While most of the crew relaxed outside, the sailor committee continued meeting until early afternoon, discussing the reasons for the
St. George's
counter-mutiny and for their own failure in Odessa. Feldmann stridently argued that they must avoid falling prey to further dissension or indecision.

Then Kirill interrupted. "Comrades, there's a significant reason for our failures. You all know that, don't you? It's the petty officers and Ensign Alekseyev. They've shown us time after time that they're just waiting for a critical moment to throw the whole crew into confusion ... to hurt us and to interfere in our plans. We should've gotten rid of them long ago."

Some agreed that the petty officers should be cast off in a boat from the
Potemkin.
Others disputed this. "They already know our plans and intentions and about the conflict among the crew. On reaching Sevastopol, they'll tell Chukhnin everything. They'll even advise him on how to act against us." Unable to reach a consensus, committee members tabled the issue for later discussion.

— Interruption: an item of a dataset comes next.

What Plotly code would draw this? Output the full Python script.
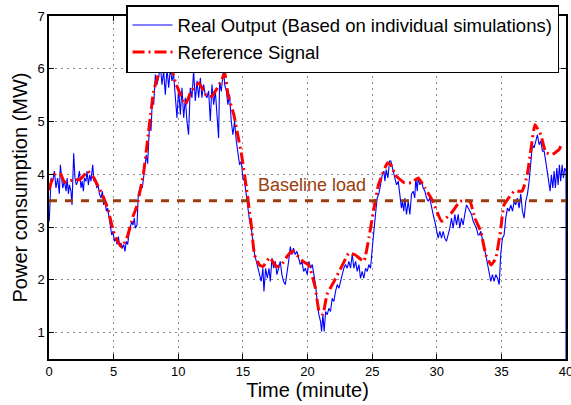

Finally, they turned their attention to the best way to present themselves in Constanza. Reznichenko spoke up: "We need to let the workers of
all
countries find out about the campaign of the Russian people against the tsar. Once we get the word out in Germany, Italy, France, and elsewhere about our uprising, we'll have the support not only of Russia but abroad as well."

"True ... We must let everyone know," Matyushenko said. They then decided to draft a declaration to issue to the international community.

The meeting concluded. Some of the sailors stayed in the wardroom as the
Potemkin
cut through the choppy waves of the Black Sea. They spoke of the great revolution that would sweep Russia by virtue of their actions—how the people would embrace their newfound freedom and equality, how the sailors could return to their families and pursue the lives they wanted. For a brief time, they forgot the many challenges ahead, such as what to do if the Romanians rejected their request for help, how to survive with enough coal for only a few hundred miles of travel and enough food and water to last three days, whether dissent among the crew would spark a counter-mutiny, and how the tsar and the Admiralty were planning to crush their rebellion. They would face these realities in the days ahead, but for now, they dreamed of what could be.

***

In Nikolayev, a port at the mouth of the river Bug where the
Potemkin
had been launched in 1900 with much celebration (the presence of dignitaries, the sprinkling of holy water, the stirring sounds of a full orchestra, and the boom of gunfire), Vice Admiral Chukhnin now prayed for that ship's demise. At naval headquarters, a host of aides and telegraph operators sent out his orders in a flurry, giving wings to those prayers.

Chukhnin had arrived in Nikolayev the day before, June 18. The fights that broke out there between sailors and Cossacks, simultaneous with the first reports of the
Potemkin
mutiny, had already been quelled, but Chukhnin wanted to judge the fleet's morale for himself. From the train station, he went straight to the port to speak to his sailors. In his usual fervent manner, he explained to them their moral obligation to serve the tsar faithfully and told them that "shameful acts of treason" wrought tremendous harm to Russia. In conclusion, he asked the sailors to take an oath that they would perform their duties without hesitation, even if sent against the
Potemkin.
Without exception, the sailors gave their oath, but Chukhnin heard listless hesitation in their voices. He knew that, given the chance, they would rebel against their officers; moreover, he was convinced that the sailors would refuse to fight against their own.